I rode up to the summit of Ezhimala early this september 2010. As this ancient and legendary miniature mountain at the edge of the Arabian sea is now almost engulfed by the Indian Naval Academy there are very little view points left to explore. Only the huge concrete idol of the monkey god awaits the common visitors to this panoramic hillock that rises more than 250m from the sea.
In the middle ages it was the capital of Nandan the pre-eminent ruler of the Mushika dynasty. Later it fell into the hands of various rulers including the Kolathiris, Mysore and the British. Today rubber plantations and crude private resorts are colonizing the top road regions.
I could not see much natural life and vegetation at the top, except a few babblers and Blue-tailed Beeeaters.

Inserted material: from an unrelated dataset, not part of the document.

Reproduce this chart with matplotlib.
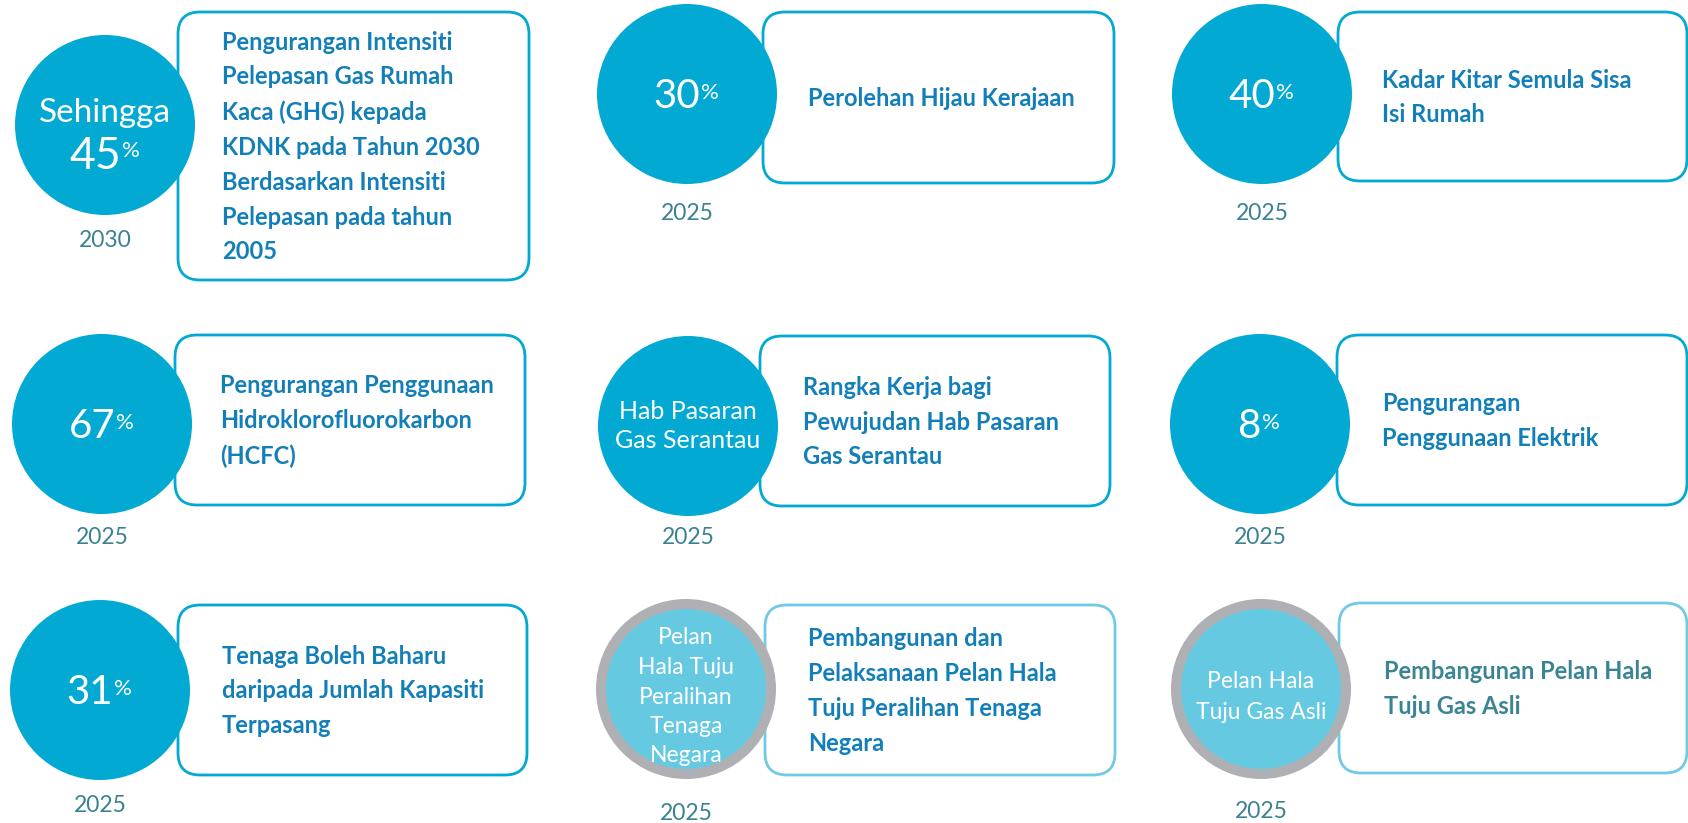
"""Infographic: national green targets (circles + rounded boxes)."""
import matplotlib
matplotlib.use("Agg")
import matplotlib.pyplot as plt
from matplotlib.patches import Circle, FancyBboxPatch
from matplotlib import rcParams

rcParams['font.family'] = ['Lato', 'DejaVu Sans']

# --- data -----------------------------------------------------------------
VALUES = ['45', '30', '40', '67', None, '8', '31', None, None]
CIRCLE_TEXT = ['Sehingga', '', '', '', 'Hab Pasaran\nGas Serantau', '', '',
               'Pelan\nHala Tuju\nPeralihan\nTenaga\nNegara',
               'Pelan Hala\nTuju Gas Asli']
YEARS = ['2030', '2025', '2025', '2025', '2025', '2025', '2025', '2025', '2025']
DESCRIPTIONS = [
    'Pengurangan Intensiti\nPelepasan Gas Rumah\nKaca (GHG) kepada\n'
    'KDNK pada Tahun 2030\nBerdasarkan Intensiti\nPelepasan pada tahun\n2005',
    'Perolehan Hijau Kerajaan',
    'Kadar Kitar Semula Sisa\nIsi Rumah',
    'Pengurangan Penggunaan\nHidroklorofluorokarbon\n(HCFC)',
    'Rangka Kerja bagi\nPewujudan Hab Pasaran\nGas Serantau',
    'Pengurangan\nPenggunaan Elektrik',
    'Tenaga Boleh Baharu\ndaripada Jumlah Kapasiti\nTerpasang',
    'Pembangunan dan\nPelaksanaan Pelan Hala\nTuju Peralihan Tenaga\nNegara',
    'Pembangunan Pelan Hala\nTuju Gas Asli',
]
IS_PLAN = [False] * 7 + [True, True]

# --- layout (pixels) ------------------------------------------------------
CIRCLES = [(105, 125), (687, 94), (1262, 94),
           (102, 424), (688, 426), (1260, 424),
           (100, 690), (686, 689), (1261, 689)]
BOXES = [(178, 12, 529, 280), (763, 12, 1114, 183), (1338, 12, 1687, 181),
         (175, 335, 525, 505), (760, 336, 1110, 506), (1337, 335, 1687, 505),
         (178, 605, 527, 775), (765, 605, 1115, 775), (1339, 603, 1687, 773)]
TEXT_X = [222, 808, 1382, 220, 803, 1382, 222, 808, 1384]
YEAR_Y = [240, 213, 213, 538, 538, 538, 805, 813, 811]
R = 90

BLUE = '#02a9d3'
LIGHT = '#66c9e2'
RING = '#aeb0b3'
TXT = '#137fb8'
TXT2 = '#3a8494'
YEAR_C = '#3a8291'

fig = plt.figure(figsize=(16.88, 8.23), dpi=100, facecolor='white')
ax = fig.add_axes([0, 0, 1, 1])
ax.set_xlim(0, 1688)
ax.set_ylim(823, 0)
ax.axis('off')

for i in range(9):
    cx, cy = CIRCLES[i]
    x0, y0, x1, y1 = BOXES[i]
    plan = IS_PLAN[i]

    # box
    edge = '#6fcbe4' if plan else BLUE
    box = FancyBboxPatch((x0, y0), x1 - x0, y1 - y0,
                         boxstyle='round,pad=0,rounding_size=22',
                         facecolor='white', edgecolor=edge, linewidth=2.0, zorder=1)
    ax.add_patch(box)
    tc = TXT2 if i == 8 else TXT
    ax.text(TEXT_X[i], (y0 + y1) / 2 + 1, DESCRIPTIONS[i], fontsize=17, fontweight='bold',
            color=tc, ha='left', va='center', linespacing=1.62, zorder=3)

    # circle
    if plan:
        ax.add_patch(Circle((cx, cy), R, facecolor=RING, edgecolor='none', zorder=2))
        ax.add_patch(Circle((cx, cy), R - 10, facecolor=LIGHT, edgecolor='none', zorder=2))
    else:
        ax.add_patch(Circle((cx, cy), R, facecolor=BLUE, edgecolor='none', zorder=2))

    val = VALUES[i]
    if val is not None:
        if CIRCLE_TEXT[i]:
            ax.text(cx, cy - 12, CIRCLE_TEXT[i], fontsize=24, color='white',
                    ha='center', va='center', zorder=3)
            ny, fs = cy + 31, 32
        else:
            ny, fs = cy + 2, 29
        num = ax.text(cx - 10, ny, val, fontsize=fs, color='white',
                      ha='center', va='center', zorder=3)
        ax.annotate('%', xy=(1, 0.86), xycoords=num, xytext=(0.5, 0),
                    textcoords='offset points', fontsize=16, color='white',
                    ha='left', va='top', zorder=3)
    elif plan:
        ax.text(cx, cy + 8, CIRCLE_TEXT[i], fontsize=16.5, color='white',
                ha='center', va='center', linespacing=1.5 if i == 7 else 1.6, zorder=3)
    else:
        ax.text(cx, cy, CIRCLE_TEXT[i], fontsize=18, color='white',
                ha='center', va='center', linespacing=1.3, zorder=3)

    ax.text(cx, YEAR_Y[i], YEARS[i], fontsize=16.5, color=YEAR_C,
            ha='center', va='center', zorder=3)

fig.savefig('out.png', dpi=100, facecolor='white')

The view around from the top is still spectacular. We can see the whole deltas and backwaters related to Pazhayangadi river and watch the whole area from Payyannur to Kannur.
The sandy and bright Kannur coast is a breathtaking sight from the top. To the west the sea offers an amazing sky like expanse which is a unique spectacle that only Ezhimala is capable of offering in the Malabar coast.
During the recent first ever pelagic survey of Kerala I had great views of this awesome little mountain from the sea. It was visible even from 30km offshore. Its shapes and contours keep on changing as the location of the viewer changes. Some times it looks like an elephant submerged in water and sometimes like a fairy or Yakshi lying on a rocking ocean bed. It is also a visual voyage when we travel on train between Payyannur and Pazhayangadi.
I am sure that this unique geographical formation has inspired generations of sensitive and creative human subjects, poets and painters and sculptors in purticular, like Kanayi who reproduces its human vistas in every shape that he creates, especially in the Mermaid at Sanghumugham and the Yakshi at Malampuzha.